▶ _Task to carry out_
Repeat every line of the data exactly, but not the pictures.

++++ Provided material ++++

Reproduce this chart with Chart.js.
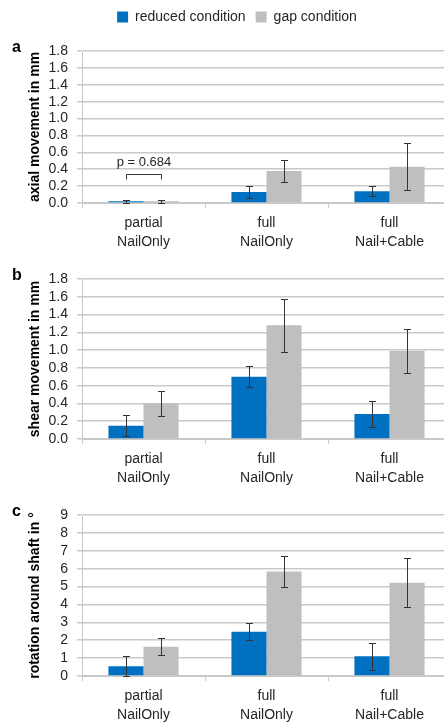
<!DOCTYPE html>
<html>
<head>
<meta charset="utf-8">
<script src="https://cdn.jsdelivr.net/npm/chart.js@4.4.0/dist/chart.umd.min.js"></script>
<style>
  html, body { margin: 0; padding: 0; background: #fff; overflow: hidden; }
  .panel { position: absolute; left: 0; width: 460px; }
</style>
</head>
<body>
<div class="panel" style="top:0;height:255px"><canvas id="chartA"></canvas></div>
<div class="panel" style="top:255px;height:235px"><canvas id="chartB"></canvas></div>
<div class="panel" style="top:490px;height:234px"><canvas id="chartC"></canvas></div>
<script>
// categories and series
var categories = [['partial', 'NailOnly'], ['full', 'NailOnly'], ['full', 'Nail+Cable']];
var seriesNames = ['reduced condition', 'gap condition'];

// a: axial movement (mm)
var axialReduced = [0.02, 0.13, 0.14];
var axialReducedErr = [0.02, 0.07, 0.06];
var axialGap = [0.02, 0.38, 0.43];
var axialGapErr = [0.02, 0.13, 0.28];

// b: shear movement (mm)
var shearReduced = [0.15, 0.70, 0.28];
var shearReducedErr = [0.12, 0.12, 0.15];
var shearGap = [0.40, 1.28, 0.99];
var shearGapErr = [0.14, 0.30, 0.25];

// c: rotation around shaft (degrees)
var rotReduced = [0.55, 2.48, 1.10];
var rotReducedErr = [0.55, 0.48, 0.76];
var rotGap = [1.64, 5.84, 5.21];
var rotGapErr = [0.48, 0.85, 1.37];

var pValueText = 'p = 0.684';

var blue = '#0070C0';
var grey = '#BFBFBF';
var textColor = '#262626';
var gridColor = '#C9C9C9';
var fontFamily = '"Liberation Sans", Arial, sans-serif';

Chart.defaults.font.family = fontFamily;
Chart.defaults.color = textColor;

// draws symmetric error bars on top of each bar
var errorBarPlugin = {
    id: 'errorBars',
    afterDatasetsDraw: function (chart) {
        var ctx = chart.ctx;
        var yScale = chart.scales.y;
        ctx.save();
        ctx.strokeStyle = '#333';
        ctx.lineWidth = 1;
        chart.data.datasets.forEach(function (ds, di) {
            var meta = chart.getDatasetMeta(di);
            meta.data.forEach(function (bar, i) {
                var v = ds.data[i], e = ds.errors[i];
                var x = Math.round(bar.x) + 0.5;
                var yTop = Math.round(yScale.getPixelForValue(v + e)) + 0.5;
                var yBot = Math.round(yScale.getPixelForValue(Math.max(v - e, 0))) + 0.5;
                ctx.beginPath();
                ctx.moveTo(x, yTop); ctx.lineTo(x, yBot);
                ctx.moveTo(x - 3.5, yTop); ctx.lineTo(x + 3.5, yTop);
                ctx.moveTo(x - 3.5, yBot); ctx.lineTo(x + 3.5, yBot);
                ctx.stroke();
            });
        });
        ctx.restore();
    }
};

// panel letter in the top left corner
var panelLabelPlugin = {
    id: 'panelLabel',
    afterDraw: function (chart, args, opts) {
        var ctx = chart.ctx;
        ctx.save();
        ctx.font = 'bold 16px ' + fontFamily;
        ctx.fillStyle = '#000';
        ctx.textAlign = 'left';
        ctx.textBaseline = 'middle';
        ctx.fillText(opts.text, 12, chart.chartArea.top - 3);
        ctx.restore();
    }
};

// significance bracket over the first category of panel a
var bracketPlugin = {
    id: 'bracket',
    afterDatasetsDraw: function (chart, args, opts) {
        if (!opts.text) return;
        var ctx = chart.ctx;
        var y = chart.scales.y;
        var x1 = Math.round(chart.getDatasetMeta(0).data[0].x) + 0.5;
        var x2 = Math.round(chart.getDatasetMeta(1).data[0].x) + 0.5;
        var yLine = Math.round(y.getPixelForValue(opts.level)) + 0.5;
        var yLeg = Math.round(y.getPixelForValue(opts.level - 0.05)) + 0.5;
        ctx.save();
        ctx.strokeStyle = '#333';
        ctx.lineWidth = 1;
        ctx.beginPath();
        ctx.moveTo(x1, yLeg); ctx.lineTo(x1, yLine); ctx.lineTo(x2, yLine); ctx.lineTo(x2, yLeg);
        ctx.stroke();
        ctx.font = '13px ' + fontFamily;
        ctx.fillStyle = textColor;
        ctx.textAlign = 'center';
        ctx.textBaseline = 'middle';
        ctx.fillText(opts.text, (x1 + x2) / 2, yLine - 12);
        ctx.restore();
    }
};

// extra room under the legend (only when it is shown)
var legendSpacer = {
    id: 'legendSpacer',
    beforeInit: function (chart) {
        if (!chart.legend) return;
        var fit = chart.legend.fit;
        chart.legend.fit = function () {
            fit.bind(chart.legend)();
            if (this.options.display) this.height += 17;
        };
    }
};

function makeChart(id, opts) {
    return new Chart(document.getElementById(id), {
        type: 'bar',
        data: {
            labels: categories,
            datasets: [
                { label: seriesNames[0], data: opts.reduced, errors: opts.reducedErr, backgroundColor: blue },
                { label: seriesNames[1], data: opts.gap, errors: opts.gapErr, backgroundColor: grey }
            ]
        },
        options: {
            responsive: true,
            maintainAspectRatio: false,
            animation: false,
            categoryPercentage: 0.57,
            barPercentage: 1.0,
            layout: { padding: { left: 23, right: 9, top: opts.padTop, bottom: opts.padBottom } },
            plugins: {
                legend: {
                    display: opts.legend,
                    position: 'top',
                    labels: { boxWidth: 11, boxHeight: 11, padding: 10, font: { size: 14 }, color: textColor }
                },
                tooltip: { enabled: false },
                panelLabel: { text: opts.letter },
                bracket: { text: opts.bracketText, level: opts.bracketLevel }
            },
            scales: {
                x: {
                    afterFit: function (s) { s.height = 48; },
                    grid: {
                        drawOnChartArea: false, drawTicks: true, tickLength: 5,
                        color: gridColor, offset: true
                    },
                    border: { color: gridColor },
                    ticks: { padding: 6, font: { size: 14, lineHeight: 1.36 }, color: textColor, maxRotation: 0 }
                },
                y: {
                    min: 0,
                    max: opts.max,
                    afterFit: function (s) { s.width = 59; },
                    grid: { color: gridColor, tickLength: 5, lineWidth: 1.5 },
                    border: { color: gridColor },
                    ticks: {
                        stepSize: opts.step, autoSkip: false, padding: 9, font: { size: 14 }, color: textColor,
                        callback: function (v) { return opts.decimals ? v.toFixed(1) : v; }
                    },
                    title: {
                        display: true, text: opts.title, color: '#000',
                        font: { size: 14, weight: 'bold', lineHeight: 1.2 }, padding: { top: 4, bottom: 4 }
                    }
                }
            }
        },
        plugins: [errorBarPlugin, panelLabelPlugin, bracketPlugin, legendSpacer]
    });
}

makeChart('chartA', {
    reduced: axialReduced, reducedErr: axialReducedErr, gap: axialGap, gapErr: axialGapErr,
    max: 1.8, step: 0.2, decimals: true, title: 'axial movement in mm', letter: 'a',
    legend: true, padTop: 0, padBottom: 4, bracketText: pValueText, bracketLevel: 0.34
});
makeChart('chartB', {
    reduced: shearReduced, reducedErr: shearReducedErr, gap: shearGap, gapErr: shearGapErr,
    max: 1.8, step: 0.2, decimals: true, title: 'shear movement in mm', letter: 'b',
    legend: false, padTop: 24, padBottom: 3
});
makeChart('chartC', {
    reduced: rotReduced, reducedErr: rotReducedErr, gap: rotGap, gapErr: rotGapErr,
    max: 9, step: 1, decimals: false, title: 'rotation around shaft in °', letter: 'c',
    legend: false, padTop: 25, padBottom: 0
});
</script>
</body>
</html>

++++

▶ _Solution for this exercise_
Reproduce this chart with Chart.js.
<!DOCTYPE html>
<html>
<head>
<meta charset="utf-8">
<script src="https://cdn.jsdelivr.net/npm/chart.js@4.4.0/dist/chart.umd.min.js"></script>
<style>
  html, body { margin: 0; padding: 0; background: #fff; overflow: hidden; }
  .panel { position: absolute; left: 0; width: 460px; }
</style>
</head>
<body>
<div class="panel" style="top:0;height:255px"><canvas id="chartA"></canvas></div>
<div class="panel" style="top:255px;height:235px"><canvas id="chartB"></canvas></div>
<div class="panel" style="top:490px;height:234px"><canvas id="chartC"></canvas></div>
<script>
// categories and series
var categories = [['partial', 'NailOnly'], ['full', 'NailOnly'], ['full', 'Nail+Cable']];
var seriesNames = ['reduced condition', 'gap condition'];

// a: axial movement (mm)
var axialReduced = [0.02, 0.13, 0.14];
var axialReducedErr = [0.02, 0.07, 0.06];
var axialGap = [0.02, 0.38, 0.43];
var axialGapErr = [0.02, 0.13, 0.28];

// b: shear movement (mm)
var shearReduced = [0.15, 0.70, 0.28];
var shearReducedErr = [0.12, 0.12, 0.15];
var shearGap = [0.40, 1.28, 0.99];
var shearGapErr = [0.14, 0.30, 0.25];

// c: rotation around shaft (degrees)
var rotReduced = [0.55, 2.48, 1.10];
var rotReducedErr = [0.55, 0.48, 0.76];
var rotGap = [1.64, 5.84, 5.21];
var rotGapErr = [0.48, 0.85, 1.37];

var pValueText = 'p = 0.684';

var blue = '#0070C0';
var grey = '#BFBFBF';
var textColor = '#262626';
var gridColor = '#C9C9C9';
var fontFamily = '"Liberation Sans", Arial, sans-serif';

Chart.defaults.font.family = fontFamily;
Chart.defaults.color = textColor;

// draws symmetric error bars on top of each bar
var errorBarPlugin = {
    id: 'errorBars',
    afterDatasetsDraw: function (chart) {
        var ctx = chart.ctx;
        var yScale = chart.scales.y;
        ctx.save();
        ctx.strokeStyle = '#333';
        ctx.lineWidth = 1;
        chart.data.datasets.forEach(function (ds, di) {
            var meta = chart.getDatasetMeta(di);
            meta.data.forEach(function (bar, i) {
                var v = ds.data[i], e = ds.errors[i];
                var x = Math.round(bar.x) + 0.5;
                var yTop = Math.round(yScale.getPixelForValue(v + e)) + 0.5;
                var yBot = Math.round(yScale.getPixelForValue(Math.max(v - e, 0))) + 0.5;
                ctx.beginPath();
                ctx.moveTo(x, yTop); ctx.lineTo(x, yBot);
                ctx.moveTo(x - 3.5, yTop); ctx.lineTo(x + 3.5, yTop);
                ctx.moveTo(x - 3.5, yBot); ctx.lineTo(x + 3.5, yBot);
                ctx.stroke();
            });
        });
        ctx.restore();
    }
};

// panel letter in the top left corner
var panelLabelPlugin = {
    id: 'panelLabel',
    afterDraw: function (chart, args, opts) {
        var ctx = chart.ctx;
        ctx.save();
        ctx.font = 'bold 16px ' + fontFamily;
        ctx.fillStyle = '#000';
        ctx.textAlign = 'left';
        ctx.textBaseline = 'middle';
        ctx.fillText(opts.text, 12, chart.chartArea.top - 3);
        ctx.restore();
    }
};

// significance bracket over the first category of panel a
var bracketPlugin = {
    id: 'bracket',
    afterDatasetsDraw: function (chart, args, opts) {
        if (!opts.text) return;
        var ctx = chart.ctx;
        var y = chart.scales.y;
        var x1 = Math.round(chart.getDatasetMeta(0).data[0].x) + 0.5;
        var x2 = Math.round(chart.getDatasetMeta(1).data[0].x) + 0.5;
        var yLine = Math.round(y.getPixelForValue(opts.level)) + 0.5;
        var yLeg = Math.round(y.getPixelForValue(opts.level - 0.05)) + 0.5;
        ctx.save();
        ctx.strokeStyle = '#333';
        ctx.lineWidth = 1;
        ctx.beginPath();
        ctx.moveTo(x1, yLeg); ctx.lineTo(x1, yLine); ctx.lineTo(x2, yLine); ctx.lineTo(x2, yLeg);
        ctx.stroke();
        ctx.font = '13px ' + fontFamily;
        ctx.fillStyle = textColor;
        ctx.textAlign = 'center';
        ctx.textBaseline = 'middle';
        ctx.fillText(opts.text, (x1 + x2) / 2, yLine - 12);
        ctx.restore();
    }
};

// extra room under the legend (only when it is shown)
var legendSpacer = {
    id: 'legendSpacer',
    beforeInit: function (chart) {
        if (!chart.legend) return;
        var fit = chart.legend.fit;
        chart.legend.fit = function () {
            fit.bind(chart.legend)();
            if (this.options.display) this.height += 17;
        };
    }
};

function makeChart(id, opts) {
    return new Chart(document.getElementById(id), {
        type: 'bar',
        data: {
            labels: categories,
            datasets: [
                { label: seriesNames[0], data: opts.reduced, errors: opts.reducedErr, backgroundColor: blue },
                { label: seriesNames[1], data: opts.gap, errors: opts.gapErr, backgroundColor: grey }
            ]
        },
        options: {
            responsive: true,
            maintainAspectRatio: false,
            animation: false,
            categoryPercentage: 0.57,
            barPercentage: 1.0,
            layout: { padding: { left: 23, right: 9, top: opts.padTop, bottom: opts.padBottom } },
            plugins: {
                legend: {
                    display: opts.legend,
                    position: 'top',
                    labels: { boxWidth: 11, boxHeight: 11, padding: 10, font: { size: 14 }, color: textColor }
                },
                tooltip: { enabled: false },
                panelLabel: { text: opts.letter },
                bracket: { text: opts.bracketText, level: opts.bracketLevel }
            },
            scales: {
                x: {
                    afterFit: function (s) { s.height = 48; },
                    grid: {
                        drawOnChartArea: false, drawTicks: true, tickLength: 5,
                        color: gridColor, offset: true
                    },
                    border: { color: gridColor },
                    ticks: { padding: 6, font: { size: 14, lineHeight: 1.36 }, color: textColor, maxRotation: 0 }
                },
                y: {
                    min: 0,
                    max: opts.max,
                    afterFit: function (s) { s.width = 59; },
                    grid: { color: gridColor, tickLength: 5, lineWidth: 1.5 },
                    border: { color: gridColor },
                    ticks: {
                        stepSize: opts.step, autoSkip: false, padding: 9, font: { size: 14 }, color: textColor,
                        callback: function (v) { return opts.decimals ? v.toFixed(1) : v; }
                    },
                    title: {
                        display: true, text: opts.title, color: '#000',
                        font: { size: 14, weight: 'bold', lineHeight: 1.2 }, padding: { top: 4, bottom: 4 }
                    }
                }
            }
        },
        plugins: [errorBarPlugin, panelLabelPlugin, bracketPlugin, legendSpacer]
    });
}

makeChart('chartA', {
    reduced: axialReduced, reducedErr: axialReducedErr, gap: axialGap, gapErr: axialGapErr,
    max: 1.8, step: 0.2, decimals: true, title: 'axial movement in mm', letter: 'a',
    legend: true, padTop: 0, padBottom: 4, bracketText: pValueText, bracketLevel: 0.34
});
makeChart('chartB', {
    reduced: shearReduced, reducedErr: shearReducedErr, gap: shearGap, gapErr: shearGapErr,
    max: 1.8, step: 0.2, decimals: true, title: 'shear movement in mm', letter: 'b',
    legend: false, padTop: 24, padBottom: 3
});
makeChart('chartC', {
    reduced: rotReduced, reducedErr: rotReducedErr, gap: rotGap, gapErr: rotGapErr,
    max: 9, step: 1, decimals: false, title: 'rotation around shaft in °', letter: 'c',
    legend: false, padTop: 25, padBottom: 0
});
</script>
</body>
</html>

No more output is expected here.